» Instruction
Transcribe every line exactly and omit anything that is a picture.

» Dataset excerpt
********************
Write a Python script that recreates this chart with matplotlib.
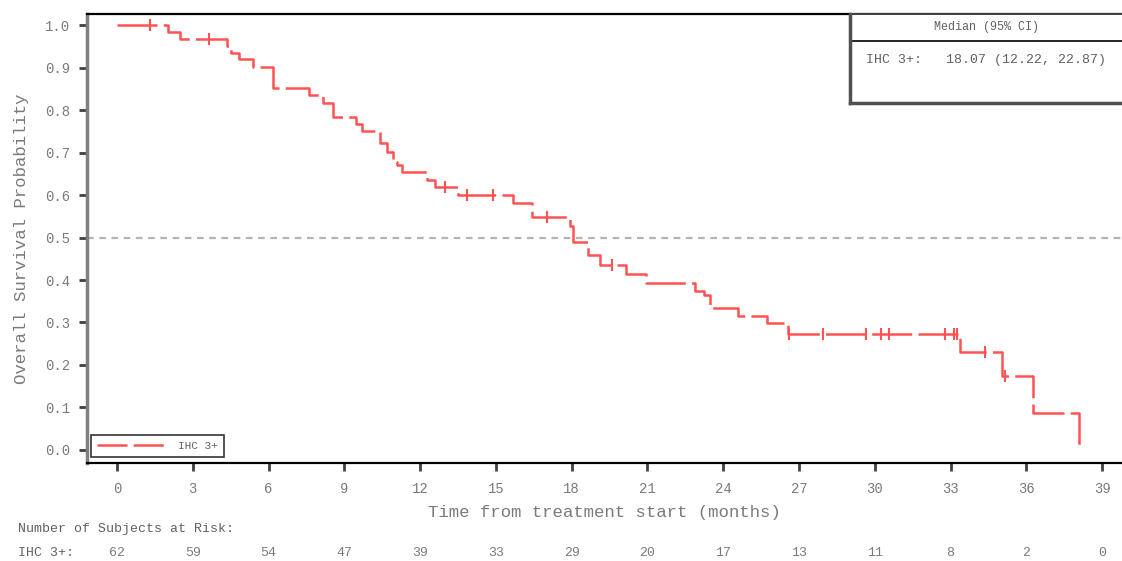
import numpy as np
import matplotlib
matplotlib.use('Agg')
import matplotlib.pyplot as plt
from matplotlib.lines import Line2D
from matplotlib.patches import Rectangle

plt.rcParams['font.family'] = ['Liberation Mono', 'DejaVu Sans Mono']

# Kaplan-Meier steps (months, survival)
event_times = [2.03, 2.49, 4.34, 4.50, 4.84, 5.37, 6.19, 7.60, 8.14, 8.54, 9.45, 9.69,
               10.41, 10.68, 10.94, 11.07, 11.27, 12.26, 12.59, 13.51, 15.69, 16.41,
               17.95, 18.07, 18.66, 19.12, 20.17, 20.96, 22.88, 23.24, 23.48, 24.60,
               25.72, 26.55, 33.37, 35.02, 36.27, 38.09]
survival = [0.984, 0.968, 0.951, 0.935, 0.919, 0.902, 0.852, 0.835, 0.816, 0.784, 0.767, 0.751,
            0.722, 0.702, 0.678, 0.671, 0.653, 0.636, 0.619, 0.600, 0.582, 0.549,
            0.527, 0.490, 0.459, 0.435, 0.413, 0.394, 0.374, 0.365, 0.333, 0.315,
            0.298, 0.274, 0.231, 0.173, 0.088, 0.0]
censor_times = [1.31, 3.66, 12.98, 13.87, 14.90, 17.01, 19.60, 26.62, 27.96, 29.65,
                30.23, 30.57, 32.78, 33.14, 33.27, 34.36, 35.15]

risk_times = [0, 3, 6, 9, 12, 15, 18, 21, 24, 27, 30, 33, 36, 39]
at_risk = [62, 59, 54, 47, 39, 33, 29, 20, 17, 13, 11, 8, 2, 0]
y_ticks = [0.0, 0.1, 0.2, 0.3, 0.4, 0.5, 0.6, 0.7, 0.8, 0.9, 1.0]

group = 'IHC 3+'
median_text = 'IHC 3+:   18.07 (12.22, 22.87)'

red = '#ff5252'
txt = '#7a7a7a'

t = np.concatenate([[0.0], event_times])
s = np.concatenate([[1.0], survival])
idx = np.searchsorted(t, censor_times, side='right') - 1
censor_s = s[idx]

fig = plt.figure(figsize=(11.22, 5.61), dpi=100)
ax = fig.add_axes([87 / 1122, 1 - 463 / 561, 1 - 87 / 1122, 449 / 561])

ax.axhline(0.5, color='#b4b4b4', lw=1.6, ls=(0, (3, 2.5)), zorder=1)
ax.step(t, s, where='post', color=red, lw=1.8, ls=(0, (16, 2.5)), zorder=3)
ax.plot(censor_times, censor_s, ls='none', marker='|', ms=9, mew=1.5, color=red, zorder=4)

ax.set_xlim(-1.19, 39.79)
ax.set_ylim(-0.0306, 1.0259)
ax.set_xticks(risk_times)
ax.set_yticks(y_ticks)
ax.set_yticklabels([f'{v:.1f}' for v in y_ticks])
ax.tick_params(direction='out', length=6, width=2, color='#404040', labelsize=10,
               labelcolor=txt, pad=6)
ax.tick_params(axis='x', pad=8)
for side in ['top', 'bottom']:
    ax.spines[side].set_linewidth(1.6)
    ax.spines[side].set_color('black')
ax.spines['left'].set_linewidth(2.5)
ax.spines['left'].set_color('#808080')
ax.spines['right'].set_visible(False)

ax.set_xlabel('Time from treatment start (months)', fontsize=12.5, color=txt, labelpad=6)
ax.set_ylabel('Overall Survival Probability', fontsize=12.5, color=txt, labelpad=12)

# legend
h = Line2D([0], [0], color=red, lw=1.8, ls=(0, (12, 2.5)))
leg = ax.legend([h], [group], loc='lower left', fontsize=8, frameon=True, fancybox=False,
                edgecolor='black', handlelength=6.5, borderaxespad=0.35, borderpad=0.55,
                bbox_to_anchor=(0.0, 0.005))
leg.get_frame().set_linewidth(1.2)
for tx in leg.get_texts():
    tx.set_color('#606060')

# median box in upper right
bx, by = (850 - 87) / 1035, (463 - 103) / 449
ax.add_patch(Rectangle((bx, by), 1.1 - bx, 1 - by, transform=ax.transAxes, fill=True,
                       facecolor='white', edgecolor='#404040', lw=1.4, clip_on=False, zorder=5))
ax.plot([bx, 1.0], [(463 - 41) / 449] * 2, transform=ax.transAxes, color='black', lw=1.2,
        clip_on=False, zorder=6)
ax.plot([bx, 1.0], [by, by], transform=ax.transAxes, color='#505050', lw=2.5,
        clip_on=False, zorder=6)
ax.plot([bx, bx], [by, 1.0], transform=ax.transAxes, color='#505050', lw=2.5,
        clip_on=False, zorder=6)
ax.text((987 - 87) / 1035, (463 - 27) / 449, 'Median (95% CI)', transform=ax.transAxes,
        ha='center', va='center', fontsize=8.5, color='#606060', zorder=7)
ax.text((866 - 87) / 1035, (463 - 60) / 449, median_text, transform=ax.transAxes,
        ha='left', va='center', fontsize=9.5, color='#606060', zorder=7)

# number at risk table
fig.text(18 / 1122, 1 - 529 / 561, 'Number of Subjects at Risk:', fontsize=9.5,
         color='#606060', ha='left', va='center')
fig.text(18 / 1122, 1 - 553 / 561, 'IHC 3+:', fontsize=9.5, color='#606060',
         ha='left', va='center')
for xt, n in zip(risk_times, at_risk):
    xf = fig.transFigure.inverted().transform(ax.transData.transform((xt, 0)))[0]
    fig.text(xf, 1 - 553 / 561, str(n), fontsize=9.5, color=txt, ha='center', va='center')

fig.savefig('out.png', dpi=100)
********************
» Result of the exercise
Write a Python script that recreates this chart with matplotlib.
import numpy as np
import matplotlib
matplotlib.use('Agg')
import matplotlib.pyplot as plt
from matplotlib.lines import Line2D
from matplotlib.patches import Rectangle

plt.rcParams['font.family'] = ['Liberation Mono', 'DejaVu Sans Mono']

# Kaplan-Meier steps (months, survival)
event_times = [2.03, 2.49, 4.34, 4.50, 4.84, 5.37, 6.19, 7.60, 8.14, 8.54, 9.45, 9.69,
               10.41, 10.68, 10.94, 11.07, 11.27, 12.26, 12.59, 13.51, 15.69, 16.41,
               17.95, 18.07, 18.66, 19.12, 20.17, 20.96, 22.88, 23.24, 23.48, 24.60,
               25.72, 26.55, 33.37, 35.02, 36.27, 38.09]
survival = [0.984, 0.968, 0.951, 0.935, 0.919, 0.902, 0.852, 0.835, 0.816, 0.784, 0.767, 0.751,
            0.722, 0.702, 0.678, 0.671, 0.653, 0.636, 0.619, 0.600, 0.582, 0.549,
            0.527, 0.490, 0.459, 0.435, 0.413, 0.394, 0.374, 0.365, 0.333, 0.315,
            0.298, 0.274, 0.231, 0.173, 0.088, 0.0]
censor_times = [1.31, 3.66, 12.98, 13.87, 14.90, 17.01, 19.60, 26.62, 27.96, 29.65,
                30.23, 30.57, 32.78, 33.14, 33.27, 34.36, 35.15]

risk_times = [0, 3, 6, 9, 12, 15, 18, 21, 24, 27, 30, 33, 36, 39]
at_risk = [62, 59, 54, 47, 39, 33, 29, 20, 17, 13, 11, 8, 2, 0]
y_ticks = [0.0, 0.1, 0.2, 0.3, 0.4, 0.5, 0.6, 0.7, 0.8, 0.9, 1.0]

group = 'IHC 3+'
median_text = 'IHC 3+:   18.07 (12.22, 22.87)'

red = '#ff5252'
txt = '#7a7a7a'

t = np.concatenate([[0.0], event_times])
s = np.concatenate([[1.0], survival])
idx = np.searchsorted(t, censor_times, side='right') - 1
censor_s = s[idx]

fig = plt.figure(figsize=(11.22, 5.61), dpi=100)
ax = fig.add_axes([87 / 1122, 1 - 463 / 561, 1 - 87 / 1122, 449 / 561])

ax.axhline(0.5, color='#b4b4b4', lw=1.6, ls=(0, (3, 2.5)), zorder=1)
ax.step(t, s, where='post', color=red, lw=1.8, ls=(0, (16, 2.5)), zorder=3)
ax.plot(censor_times, censor_s, ls='none', marker='|', ms=9, mew=1.5, color=red, zorder=4)

ax.set_xlim(-1.19, 39.79)
ax.set_ylim(-0.0306, 1.0259)
ax.set_xticks(risk_times)
ax.set_yticks(y_ticks)
ax.set_yticklabels([f'{v:.1f}' for v in y_ticks])
ax.tick_params(direction='out', length=6, width=2, color='#404040', labelsize=10,
               labelcolor=txt, pad=6)
ax.tick_params(axis='x', pad=8)
for side in ['top', 'bottom']:
    ax.spines[side].set_linewidth(1.6)
    ax.spines[side].set_color('black')
ax.spines['left'].set_linewidth(2.5)
ax.spines['left'].set_color('#808080')
ax.spines['right'].set_visible(False)

ax.set_xlabel('Time from treatment start (months)', fontsize=12.5, color=txt, labelpad=6)
ax.set_ylabel('Overall Survival Probability', fontsize=12.5, color=txt, labelpad=12)

# legend
h = Line2D([0], [0], color=red, lw=1.8, ls=(0, (12, 2.5)))
leg = ax.legend([h], [group], loc='lower left', fontsize=8, frameon=True, fancybox=False,
                edgecolor='black', handlelength=6.5, borderaxespad=0.35, borderpad=0.55,
                bbox_to_anchor=(0.0, 0.005))
leg.get_frame().set_linewidth(1.2)
for tx in leg.get_texts():
    tx.set_color('#606060')

# median box in upper right
bx, by = (850 - 87) / 1035, (463 - 103) / 449
ax.add_patch(Rectangle((bx, by), 1.1 - bx, 1 - by, transform=ax.transAxes, fill=True,
                       facecolor='white', edgecolor='#404040', lw=1.4, clip_on=False, zorder=5))
ax.plot([bx, 1.0], [(463 - 41) / 449] * 2, transform=ax.transAxes, color='black', lw=1.2,
        clip_on=False, zorder=6)
ax.plot([bx, 1.0], [by, by], transform=ax.transAxes, color='#505050', lw=2.5,
        clip_on=False, zorder=6)
ax.plot([bx, bx], [by, 1.0], transform=ax.transAxes, color='#505050', lw=2.5,
        clip_on=False, zorder=6)
ax.text((987 - 87) / 1035, (463 - 27) / 449, 'Median (95% CI)', transform=ax.transAxes,
        ha='center', va='center', fontsize=8.5, color='#606060', zorder=7)
ax.text((866 - 87) / 1035, (463 - 60) / 449, median_text, transform=ax.transAxes,
        ha='left', va='center', fontsize=9.5, color='#606060', zorder=7)

# number at risk table
fig.text(18 / 1122, 1 - 529 / 561, 'Number of Subjects at Risk:', fontsize=9.5,
         color='#606060', ha='left', va='center')
fig.text(18 / 1122, 1 - 553 / 561, 'IHC 3+:', fontsize=9.5, color='#606060',
         ha='left', va='center')
for xt, n in zip(risk_times, at_risk):
    xf = fig.transFigure.inverted().transform(ax.transData.transform((xt, 0)))[0]
    fig.text(xf, 1 - 553 / 561, str(n), fontsize=9.5, color=txt, ha='center', va='center')

fig.savefig('out.png', dpi=100)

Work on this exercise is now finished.